With Wolf Parade on “indefinite hiatus” and Sunset Rubdown apparently on the officially pronounced dead list, Spencer Krug set off on a course of self discovery with Moonface as a solo project. The result so far has been a handful of albums focused around a single instrument and one nearly rock album, Heartbreaking Bravery, made with the band Siinai, that concentrated on dismantling the other half of a failed relationship.
If Heartbreaking Bravery was an outpouring of vitriol aimed at a target, then Julia With Blue Jeans On is the equivalent of a recoil. In the aftermath of a loss (and there seems to be quite a lot of that in Krug’s life one way or the other of late) one possible reaction is to lash out, retreat, re-evaluate and strip everything back to basics. That’s what Julia With Blue Jeans On is. Krug and a piano, and some serious introspection. Even the metaphors that tangled and obscured the meanings of his lyrics on his previous works are not utilised here. Instead he’s considerably more direct, presumably as a way to get to the heart of things, to keep the message pure, and to purge effectively.
This album is stark, beautiful, painful and to be perfectly honest, quite a struggle to listen to at times. There’s a line on second track Everyone Is Noah, Everyone Is The Ark where Krug sings “Everyone has to gather souls around them to feel useful, and loving, and loved” and it could be argued that this album is a way for him to reach out to people, to gather souls. After all, it’s just him and a piano. His band is gone, his love is gone, all that’s left is a connection to his audience. Similarly, those in his audience, perhaps in a similar situation, who will recognise the pain in these songs, and the album will resonate considerably as it offers something to cling to. Not of course that you need to be at a low ebb to understand these songs. Krug might well sing self-critically “and I’m really sorry for your loss, I can’t imagine how that feels” but loss is a part of life and most people are capable of empathy.
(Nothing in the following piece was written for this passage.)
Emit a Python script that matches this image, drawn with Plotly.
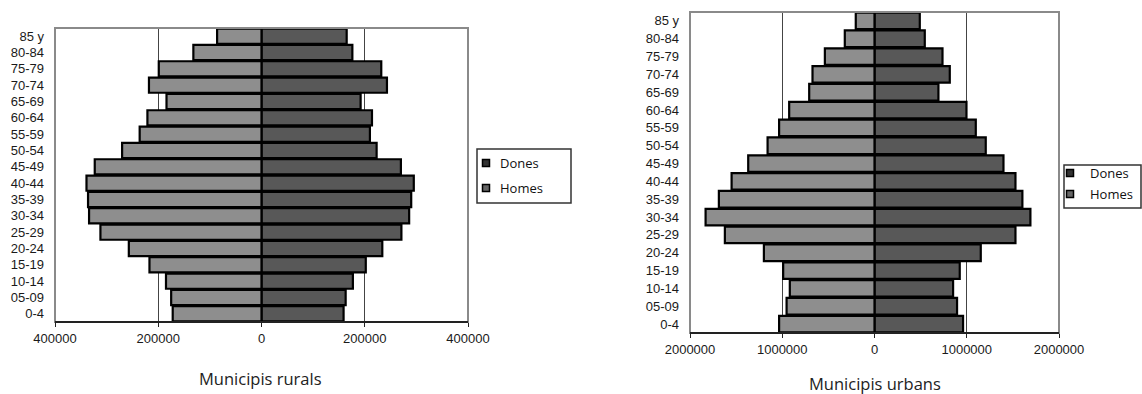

In fact Krug is self critical throughout the majority of the album as if flagellation will ease his mind. His opening gambit is “I’m a barbarian sometimes”, the title track states “I have a way of bleeding dry anything you’d call a rose” whilst on standout track (November 2011) he throws out “Set fire to my music, it wasn’t much good anyway” without much regard for the fact that it actually was pretty good. Eventually he’s on the beak and playing chess with himself whilst refusing to improve himself (Love The House You’re In). All of which would be regarded as self-defeating/destructive behaviour if it wasn’t all tied to such elegant and impassioned songs that are clearly a way to wipe the slate clean and move on (moving on and exploring new avenues is very much a constant of his career).
Krug’s piano is both terrifying and wonderful, often at the same time. Dainty classical inspired workouts (often appearing to represent Julia) are frequently torpedoed by crashing percussive rock tinted bass-hand interjections, seemingly setting genres against each other as Krug’s psychological battle rages in the lyrics. Complexities are cut short, shot down and bludgeoned, but not before they’ve had a chance to delight and flit across the pleasure centres.
At the end of this quite exhausting album, it is hard to ascertain whether anything has been resolved. However, if this is what Krug needs to move on, then Julia With Blue Jeans On is a testament to the healing power of creativity.